I’m not alone, I suppose, but not proud of that observation, either.
I reckon that that the solution is an equation with equal parts finding balance, better time management, getting peeved enough to get off the couch, setting modest goals, and having a very healthy dose of sticktuativeness. And then, hopefully, when, inevitably, one again reaches the precipice “Nah, tomorrow,” there will appear the faintest signs of progress toward achievement of a goal. Something that tips the mind’s eye from “the curse’s” potential anguish to
I Got This and then finally, one day perhaps down the line a piece, to actually enjoying the choices made because they do, in fact, increase your personal joy and sense of well-being.

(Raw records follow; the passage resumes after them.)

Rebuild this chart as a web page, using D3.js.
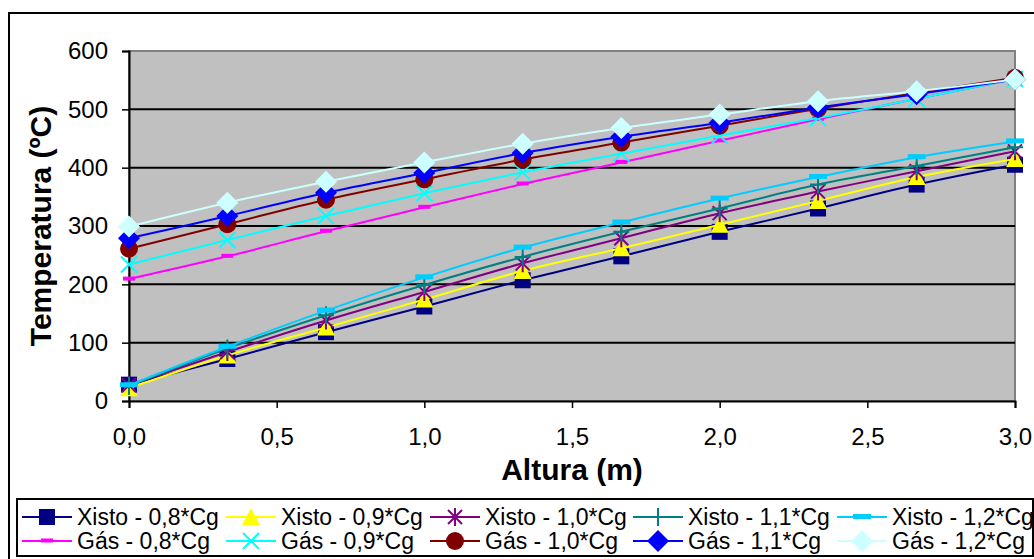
<!DOCTYPE html>
<html><head><meta charset="utf-8">
<script src="https://cdn.jsdelivr.net/npm/d3@7"></script>
<style>
html,body{margin:0;padding:0;background:#fff;}
svg{display:block;font-family:Arial,"Liberation Sans",sans-serif;}
</style></head>
<body>
<svg id="chart" width="1034" height="559"></svg>
<script>
// ---- data ----
const altura = [0, 0.333, 0.667, 1.0, 1.333, 1.667, 2.0, 2.333, 2.667, 3.0];
const xTicks = [0, 0.5, 1.0, 1.5, 2.0, 2.5, 3.0];
const yTicks = [0, 100, 200, 300, 400, 500, 600];
const seriesNames = ["Xisto - 0,8*Cg","Xisto - 0,9*Cg","Xisto - 1,0*Cg","Xisto - 1,1*Cg","Xisto - 1,2*Cg",
                     "Gás - 0,8*Cg","Gás - 0,9*Cg","Gás - 1,0*Cg","Gás - 1,1*Cg","Gás - 1,2*Cg"];
const xisto08 = [28, 72, 118, 162, 207, 248, 290, 330, 371, 405];
const xisto09 = [22, 78, 126, 174, 223, 262, 302, 343, 384, 415];
const xisto10 = [27, 84, 138, 187, 236, 279, 322, 359, 394, 428];
const xisto11 = [26, 90, 147, 199, 247, 290, 330, 371, 403, 435];
const xisto12 = [27, 93, 155, 212, 263, 306, 347, 384, 418, 445];
const gas08 = [209, 248, 291, 332, 372, 409, 446, 483, 518, 552];
const gas09 = [234, 276, 317, 356, 392, 424, 455, 485, 518, 552];
const gas10 = [261, 303, 345, 380, 414, 443, 472, 501, 528, 554];
const gas11 = [279, 317, 357, 391, 425, 453, 477, 503, 526, 551];
const gas12 = [299, 340, 376, 409, 441, 468, 491, 514, 531, 551];
const seriesValues = [xisto08, xisto09, xisto10, xisto11, xisto12, gas08, gas09, gas10, gas11, gas12];
const seriesColors = ["#000080","#FFFF00","#800080","#008080","#00CCFF","#FF00FF","#00FFFF","#800000","#0000FF","#CCFFFF"];
const seriesMarkers = ["square","triangle","asterisk","plus","dash","dashSmall","cross","circle","diamond","diamond"];

// ---- layout ----
const svg = d3.select("#chart");
const L = 129, R = 1015, T = 51, B = 401;
const x = d3.scaleLinear().domain([0, 3]).range([L, R]);
const y = d3.scaleLinear().domain([0, 600]).range([B, T]);

// outer border
svg.append("rect").attr("x", 9).attr("y", 13).attr("width", 1040).attr("height", 560)
  .attr("fill", "#fff").attr("stroke", "#000").attr("stroke-width", 2);

// plot area
svg.append("rect").attr("x", L).attr("y", T).attr("width", R - L).attr("height", B - T)
  .attr("fill", "#C0C0C0").attr("stroke", "#808080").attr("stroke-width", 2);

// gridlines
svg.append("g").selectAll("line").data(yTicks.filter(d => d > 0 && d < 600)).join("line")
  .attr("x1", L).attr("x2", R).attr("y1", d => y(d)).attr("y2", d => y(d))
  .attr("stroke", "#000").attr("stroke-width", 2);

// axes
const yAxis = d3.axisLeft(y).tickValues(yTicks).tickSize(7).tickPadding(14).tickFormat(d3.format("d"));
const gy = svg.append("g").attr("transform", `translate(${L},0)`).call(yAxis);
const xAxis = d3.axisBottom(x).tickValues(xTicks).tickSize(7).tickPadding(20)
  .tickFormat(d => d3.format(".1f")(d).replace(".", ","));
const gx = svg.append("g").attr("transform", `translate(0,${B})`).call(xAxis);
[gx, gy].forEach(g => {
  g.select(".domain").attr("stroke", "#000").attr("stroke-width", 2);
  g.selectAll(".tick line").attr("stroke", "#000").attr("stroke-width", 1.5);
  g.selectAll(".tick text").attr("font-size", 24).attr("fill", "#000")
    .attr("font-family", "Arial, 'Liberation Sans', sans-serif");
});
gx.selectAll(".tick text").attr("dy", "0.35em").attr("y", 36);

// axis titles
svg.append("text").attr("x", (L + R) / 2).attr("y", 480).attr("text-anchor", "middle")
  .attr("font-size", 30).attr("font-weight", "bold").text("Altura (m)");
svg.append("text").attr("transform", `translate(51,${(T + B) / 2}) rotate(-90)`).attr("text-anchor", "middle")
  .attr("font-size", 30).attr("font-weight", "bold").text("Temperatura (ºC)");

// markers
function drawMarker(g, type, color, cx, cy) {
  const s = g.append("g").attr("transform", `translate(${cx},${cy})`);
  switch (type) {
    case "square":
      s.append("rect").attr("x", -8).attr("y", -8).attr("width", 16).attr("height", 16).attr("fill", color); break;
    case "triangle":
      s.append("path").attr("d", "M0,-9L9,8L-9,8Z").attr("fill", color); break;
    case "asterisk":
      s.append("path").attr("d", "M-7,-7L7,7M-7,7L7,-7M0,-9L0,9").attr("stroke", color).attr("stroke-width", 2).attr("fill", "none"); break;
    case "plus":
      s.append("path").attr("d", "M-8,0L8,0M0,-9L0,9").attr("stroke", color).attr("stroke-width", 2).attr("fill", "none"); break;
    case "dash":
      s.append("rect").attr("x", -9).attr("y", -3).attr("width", 18).attr("height", 5).attr("fill", color); break;
    case "dashSmall":
      s.append("rect").attr("x", -6).attr("y", -2.5).attr("width", 12).attr("height", 4).attr("fill", color); break;
    case "cross":
      s.append("path").attr("d", "M-8,-8L8,8M-8,8L8,-8").attr("stroke", color).attr("stroke-width", 2).attr("fill", "none"); break;
    case "circle":
      s.append("circle").attr("r", 9).attr("fill", color); break;
    case "diamond":
      s.append("path").attr("d", "M0,-11L11,0L0,11L-11,0Z").attr("fill", color); break;
  }
}

const line = d3.line().x((d, i) => x(altura[i])).y(d => y(d)).curve(d3.curveCatmullRom.alpha(0.5));
const plot = svg.append("g");
seriesValues.forEach((vals, k) => {
  const g = plot.append("g");
  g.append("path").attr("d", line(vals)).attr("fill", "none")
    .attr("stroke", seriesColors[k]).attr("stroke-width", 2);
  vals.forEach((v, i) => drawMarker(g, seriesMarkers[k], seriesColors[k], x(altura[i]), y(v)));
});

// legend
svg.append("rect").attr("x", 17).attr("y", 499).attr("width", 1016).attr("height", 57)
  .attr("fill", "#fff").attr("stroke", "#000").attr("stroke-width", 2);
const colX = [22, 226, 430, 633, 837];
const rowY = [517, 541];
seriesNames.forEach((name, k) => {
  const cx = colX[k % 5], cy = rowY[Math.floor(k / 5)];
  const g = svg.append("g");
  g.append("line").attr("x1", cx).attr("x2", cx + 50).attr("y1", cy).attr("y2", cy)
    .attr("stroke", seriesColors[k]).attr("stroke-width", 2);
  drawMarker(g, seriesMarkers[k], seriesColors[k], cx + 25, cy);
  g.append("text").attr("x", cx + 55).attr("y", cy).attr("dy", "0.35em")
    .attr("font-size", 23).attr("fill", "#000").text(name);
});
</script>
</body></html>
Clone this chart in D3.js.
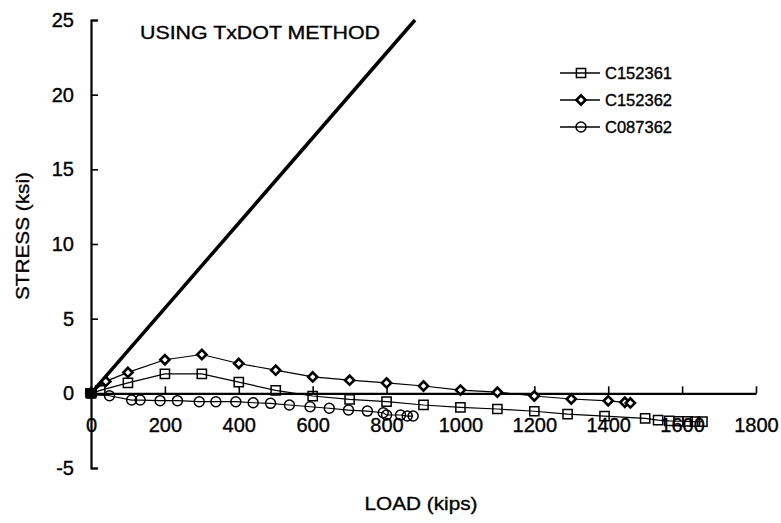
<!DOCTYPE html>
<html>
<head>
<meta charset="utf-8">
<script src="https://cdn.jsdelivr.net/npm/d3@7"></script>
<style>
  html, body { margin: 0; padding: 0; background: #fff; }
  svg { display: block; font-family: "Liberation Sans", Arial, sans-serif; }
</style>
</head>
<body>
<svg id="chart" width="781" height="523"></svg>
<script>
// ---- data ----
const seriesNames = ["C152361", "C152362", "C087362"];
const loadC152361 = [0, 25, 100, 200, 300, 400, 500, 600, 700, 800, 900, 1000, 1100, 1200, 1290, 1390, 1500, 1535, 1565, 1590, 1615, 1635, 1655];
const stressC152361 = [0, 0.2, 0.7, 1.3, 1.3, 0.75, 0.2, -0.18, -0.4, -0.56, -0.78, -0.94, -1.05, -1.2, -1.39, -1.52, -1.68, -1.79, -1.85, -1.87, -1.88, -1.89, -1.9];
const loadC152362 = [0, 40, 100, 200, 300, 400, 500, 600, 700, 800, 900, 1000, 1100, 1200, 1300, 1400, 1445, 1460];
const stressC152362 = [0, 0.8, 1.4, 2.25, 2.6, 2.0, 1.55, 1.1, 0.88, 0.7, 0.49, 0.22, 0.08, -0.18, -0.38, -0.5, -0.6, -0.64];
const loadC087362 = [0, 50, 110, 133, 187, 234, 293, 338, 392, 439, 486, 537, 593, 645, 697, 748, 791, 800, 838, 856, 872];
const stressC087362 = [0, -0.16, -0.45, -0.45, -0.49, -0.49, -0.56, -0.56, -0.56, -0.63, -0.67, -0.78, -0.9, -1.0, -1.12, -1.19, -1.3, -1.45, -1.45, -1.52, -1.52];
const txdotLoad = [0, 877];
const txdotStress = [0, 25];
const xTicks = [0, 200, 400, 600, 800, 1000, 1200, 1400, 1600, 1800];
const yTicks = [-5, 0, 5, 10, 15, 20, 25];
const titleText = "USING TxDOT METHOD";
const xTitle = "LOAD (kips)";
const yTitle = "STRESS (ksi)";

// ---- setup ----
const svg = d3.select("#chart");
const x = d3.scaleLinear().domain([0, 1800]).range([91, 756]);
const y = d3.scaleLinear().domain([-5, 25]).range([468, 20]);
const fmt = d => String(d);
const textStroke = sel => sel.attr("fill", "#000").attr("stroke", "#000").attr("stroke-width", 0.35);

const series = [
  { name: seriesNames[0], load: loadC152361, stress: stressC152361, shape: "square" },
  { name: seriesNames[1], load: loadC152362, stress: stressC152362, shape: "diamond" },
  { name: seriesNames[2], load: loadC087362, stress: stressC087362, shape: "circle" }
];

// axes
const xAxis = svg.append("g")
  .attr("transform", `translate(0,${y(0)})`)
  .call(d3.axisBottom(x).tickValues(xTicks).tickFormat(fmt)
    .tickSize(-7).tickSizeOuter(0).tickPadding(24));
xAxis.select(".domain").attr("stroke-width", 2.2);
xAxis.selectAll(".tick line").attr("stroke-width", 1.6);
xAxis.selectAll("text").attr("font-size", 20)
  .attr("font-family", "'Liberation Sans', Arial, sans-serif").call(textStroke);

const yAxis = svg.append("g")
  .attr("transform", `translate(${x(0)},0)`)
  .call(d3.axisLeft(y).tickValues(yTicks).tickFormat(fmt)
    .tickSize(-7).tickSizeOuter(-7).tickPadding(17));
yAxis.select(".domain").attr("stroke-width", 2.2);
yAxis.selectAll(".tick line").attr("stroke-width", 1.6);
yAxis.selectAll("text").attr("font-size", 20)
  .attr("font-family", "'Liberation Sans', Arial, sans-serif").call(textStroke);

// TxDOT line
svg.append("path")
  .datum(txdotLoad.map((d, i) => [d, txdotStress[i]]))
  .attr("fill", "none").attr("stroke", "#000").attr("stroke-width", 3.5)
  .attr("d", d3.line().x(d => x(d[0])).y(d => y(d[1])));

// markers
function drawMarker(g, shape, cx, cy) {
  let s;
  if (shape === "diamond") {
    s = g.append("path")
      .attr("d", d3.symbol().type(d3.symbolSquare).size(42)())
      .attr("transform", `translate(${cx},${cy}) rotate(45)`)
      .attr("fill", "#fff").attr("stroke", "#000").attr("stroke-width", 2.6);
  } else if (shape === "square") {
    s = g.append("path")
      .attr("d", d3.symbol().type(d3.symbolSquare).size(85)())
      .attr("transform", `translate(${cx},${cy})`)
      .attr("fill", "none").attr("stroke", "#000").attr("stroke-width", 1.5);
  } else {
    s = g.append("path")
      .attr("d", d3.symbol().type(d3.symbolCircle).size(78)())
      .attr("transform", `translate(${cx},${cy})`)
      .attr("fill", "none").attr("stroke", "#000").attr("stroke-width", 1.5);
  }
  return s;
}

series.forEach(s => {
  const pts = s.load.map((d, i) => [d, s.stress[i]]);
  svg.append("path").datum(pts)
    .attr("fill", "none").attr("stroke", "#000").attr("stroke-width", 1.2)
    .attr("d", d3.line().x(d => x(d[0])).y(d => y(d[1])));
  const g = svg.append("g");
  pts.forEach(p => drawMarker(g, s.shape, x(p[0]), y(p[1])));
});

// origin blob
svg.append("rect").attr("x", x(0) - 6).attr("y", y(0) - 5).attr("width", 12).attr("height", 9).attr("fill", "#000");

// title
svg.append("text").attr("x", 140).attr("y", 39).attr("font-size", 19)
  .attr("textLength", 240).attr("lengthAdjust", "spacingAndGlyphs").call(textStroke).text(titleText);

// axis titles
svg.append("text").attr("x", 421).attr("y", 510).attr("text-anchor", "middle")
  .attr("font-size", 19).attr("textLength", 113).attr("lengthAdjust", "spacingAndGlyphs").call(textStroke).text(xTitle);
svg.append("text").attr("transform", "translate(29,236) rotate(-90)").attr("text-anchor", "middle")
  .attr("font-size", 19).attr("textLength", 128).attr("lengthAdjust", "spacingAndGlyphs").call(textStroke).text(yTitle);

// legend
const legend = svg.append("g");
series.forEach((s, i) => {
  const ly = 73 + i * 27;
  legend.append("line").attr("x1", 560).attr("x2", 600).attr("y1", ly).attr("y2", ly)
    .attr("stroke", "#000").attr("stroke-width", 1.6);
  drawMarker(legend, s.shape, 581, ly);
  legend.append("text").attr("x", 605).attr("y", ly + 6).attr("font-size", 16)
    .attr("textLength", 67).attr("lengthAdjust", "spacingAndGlyphs").call(textStroke).text(s.name);
});
</script>
</body>
</html>
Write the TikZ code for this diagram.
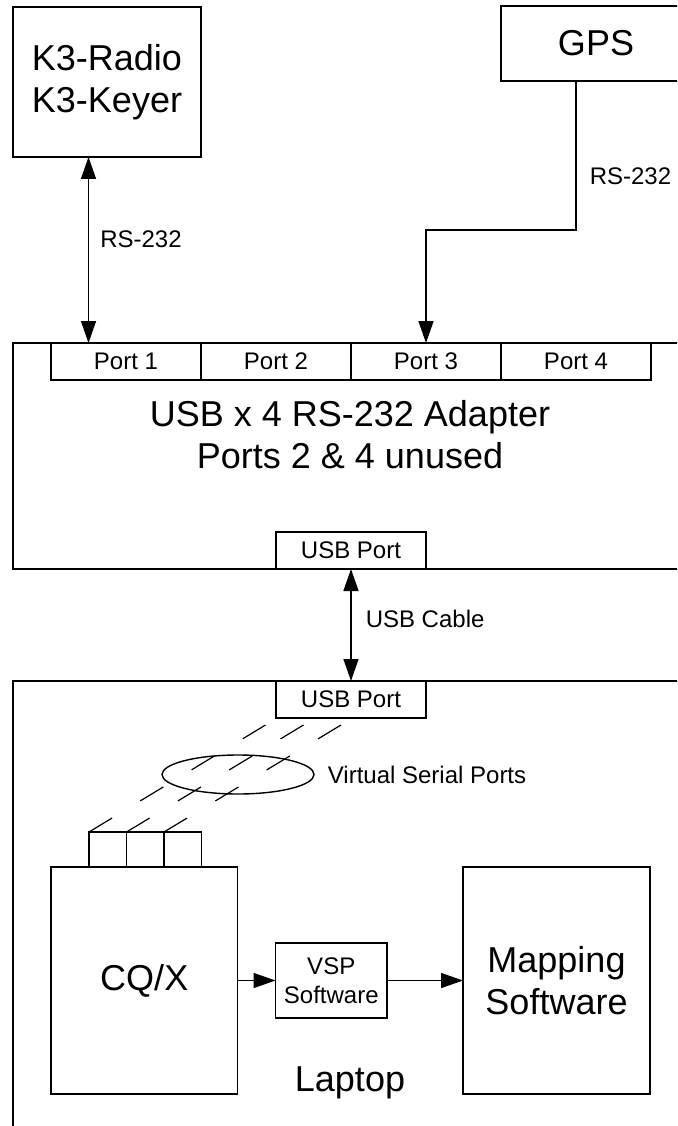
\documentclass[tikz,border=0pt]{standalone}
\usepackage{fontspec}
\setmainfont{Liberation Sans}
\usetikzlibrary{positioning, arrows.meta, shapes.geometric, calc}
\tikzset{
  dgBase/.style={rectangle, draw=black, line width=1.5pt,
                 inner sep=0pt, outer sep=0pt, align=center},
  dgBig/.style={font=\fontsize{36}{42}\selectfont},
  dgSmall/.style={font=\fontsize{24}{29}\selectfont},
  dgBox/.style={dgBase, dgBig},
  dgPort/.style={dgBase, dgSmall, minimum width=150pt, minimum height=37pt},
  dgArrow/.style={-{Triangle[length=22pt, width=15pt]}, line width=1.5pt},
  dgBiArrow/.style={{Triangle[length=22pt, width=15pt]}-{Triangle[length=22pt, width=15pt]},
                    line width=1.5pt},
  dgLabel/.style={dgSmall, inner sep=0pt},
  dgVirtual/.style={line width=1.2pt, dash pattern=on 27pt off 33pt},
}

\begin{document}
\begin{tikzpicture}[
    x=1pt, y=1pt,
    vport/.style={dgBase, minimum width=37.5pt, minimum height=35pt}
]
  \path[fill=white, use as bounding box] (0,0) rectangle (677,-1126);
  \clip (0,0) rectangle (677,-1126);

  % ─── Devices on top ───────────────────────────────────────────────────────
  \node[dgBox, minimum width=188pt, minimum height=150pt] (k3)  at (107,-82)   {K3-Radio\\K3-Keyer};
  \node[dgBox, minimum width=190pt, minimum height=75pt]  (gps) at (596,-43.5) {GPS};

  % ─── Adapter with its four serial ports ──────────────────────────────────
  \node[dgBase, minimum width=687pt, minimum height=226pt] (adapter) at (356.5,-456) {};
  \node[dgPort, anchor=north west] (p1) at ([xshift=38pt]adapter.north west) {Port 1};
  \node[dgPort, right=0pt of p1]   (p2) {Port 2};
  \node[dgPort, right=0pt of p2]   (p3) {Port 3};
  \node[dgPort, right=0pt of p3]   (p4) {Port 4};
  \node[dgBig, align=center] (adlbl) at (350,-435) {USB x 4 RS-232 Adapter\\Ports 2 \& 4 unused};
  \node[dgPort, anchor=south] (usbA) at (adapter.south -| p2.east) {USB Port};

  % ─── Laptop ──────────────────────────────────────────────────────────────
  \node[dgBase, minimum width=687pt, minimum height=459pt] (laptop) at (356.5,-910.5) {};
  \node[dgPort, anchor=north] (usbB) at (laptop.north -| p2.east) {USB Port};
  \node[dgBox, minimum width=186.5pt, minimum height=227pt] (cqx) at (144.25,-980.5) {CQ/X};
  \node[dgBase, dgSmall, minimum width=111.5pt, minimum height=75pt] (vsp) at (331.25,-980.5) {VSP\\Software};
  \node[dgBox, minimum width=187pt, minimum height=227pt] (map) at (556.5,-980.5) {Mapping\\Software};
  \node[dgBig] (laplbl) at (350,-1083) {Laptop};

  % virtual serial ports: three stubs on CQ/X, dashed links up to the USB port
  \node[vport, anchor=south west] (v1) at ([xshift=38pt]cqx.north west) {};
  \node[vport, right=0pt of v1] (v2) {};
  \node[vport, right=0pt of v2] (v3) {};
  \node[ellipse, draw, line width=1.4pt, minimum width=152pt, minimum height=39pt,
        inner sep=0pt] (vring) at (238,-774.5) {};
  \node[dgLabel, right=13pt of vring] (vlbl) {Virtual Serial Ports};
  \foreach \i/\x in {1/265.5, 2/303.5, 3/341} {
    \coordinate (t\i) at (\x,-725);
    \draw[dgVirtual] (v\i.north west) -- (t\i);
  }

  % ─── Cables ──────────────────────────────────────────────────────────────
  \coordinate (k3foot) at ([xshift=37.5pt]p1.north west);
  \draw[dgBiArrow] (k3foot) -- (k3foot |- k3.south)
        node[dgLabel, right=11pt, pos=0.56] {RS-232};
  \draw[dgArrow] ([xshift=75pt]gps.south west)
        |- node[dgLabel, right=13pt, pos=0.32] {RS-232} ($(p3.north)+(0,113)$)
        -- (p3.north);
  \draw[dgBiArrow] (usbA) -- (usbB) node[dgLabel, right=14pt, pos=0.45] {USB Cable};

  \draw[dgArrow] (cqx) -- (vsp);
  \draw[dgArrow] (vsp) -- (map);

\end{tikzpicture}
\end{document}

It all still comes back to the fact that, without action, the best intentions in the world are nothing more than that: intentions. Perhaps Pig Pen’s and Joe Btfsplk’s dirt and clouds respectfully represent their authors’ notion that inside each of us exists a propensity to put off tasks that we know darned good and well are the right things to do. The Curse of Good Intentions perpetually hovers over all of us to a degree.
I’d surely love to move those Banjos and Weights clouds out from overhead.